Showing posts with label Rosy Thornton. Show all posts
Showing posts with label Rosy Thornton. Show all posts
Monday, February 28, 2011
The Tapestry of Love
In one of the most gracious moves ever made by an author, Rosy Thornton responded to my lackluster review of one of her earlier novels, Crossed Wires, by sending me an email in which she offered to send me her newer one, The Tapestry of Love.
Now, I'll be the first to admit that such an offer, followed by the receipt of the book directly from Cambridge (with a nice note), did predispose me to give the book every benefit of the doubt. So when I say I liked it, that will come as no surprise. But there's also a reason I would be predisposed to dislike it. Let me tell you a bit of a story.
Once there was a young mother who had reached a stumbling block in her academic career and was staying home with two preschoolers. She had a friend who would pass on bags full of paperback romance novels brought to her by her mother. Every couple of weeks, this friend would bring over a new bag of books. The young mother didn't have to dress the preschoolers, (who were often nebulizer-sucking sick), get them in carseats, and take them to the library. She didn't have to worry about when the books were due. She could read for ten minutes, dog-ear the page rather than scrambling for a bookmark, and answer the next pressing preschooler need. A fast reader, the young mother read almost all the books she was brought, passing over only the occasional title with a half-naked Scots warrior on the front. At least a third of the paperback romances she read featured a divorced woman who moves to a new place, starts her own business--usually a restaurant, a bakery, or a catering service--makes good friends very quickly and easily from among her new neighbors and clients, and falls in love with a man who truly appreciates her talents.
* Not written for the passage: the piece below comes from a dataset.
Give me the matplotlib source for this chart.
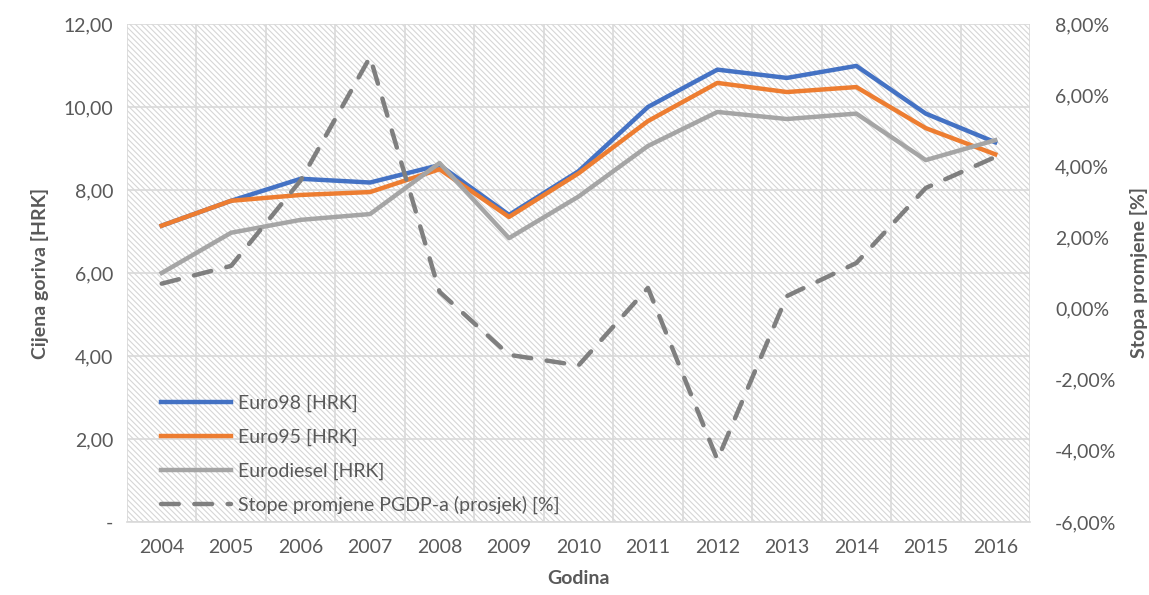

The young mother got very tired of this formula.
Okay, fast forward to this same mother, years later, getting a novel in which a divorced woman moves to a new place (the Cevennes mountains, in France), starts her own business (sewing and upholstery--a change from the cooking, at least), makes good friends very quickly from among her neighbors and clients, and falls in love with a man who appreciates her talents so much he buys and frames something she sewed. I think you're now aware of why I might be predisposed to dislike this novel.
But I didn't. Putting both my predispositions aside, I enjoyed the writing style and got immersed in the story, pretty much from the point where the main character, Catherine, who has moved to the Cevennes, is talking on the phone to her daughter Lexie, in England, and Lexie says to her:
"I know what the trouble is....Completely understandable, you poor thing. All very scenic over there and everything but naturally you're missing me."
Since this is almost exactly what I think my own daughter would say to me in similar circumstances, I started identifying with Catherine.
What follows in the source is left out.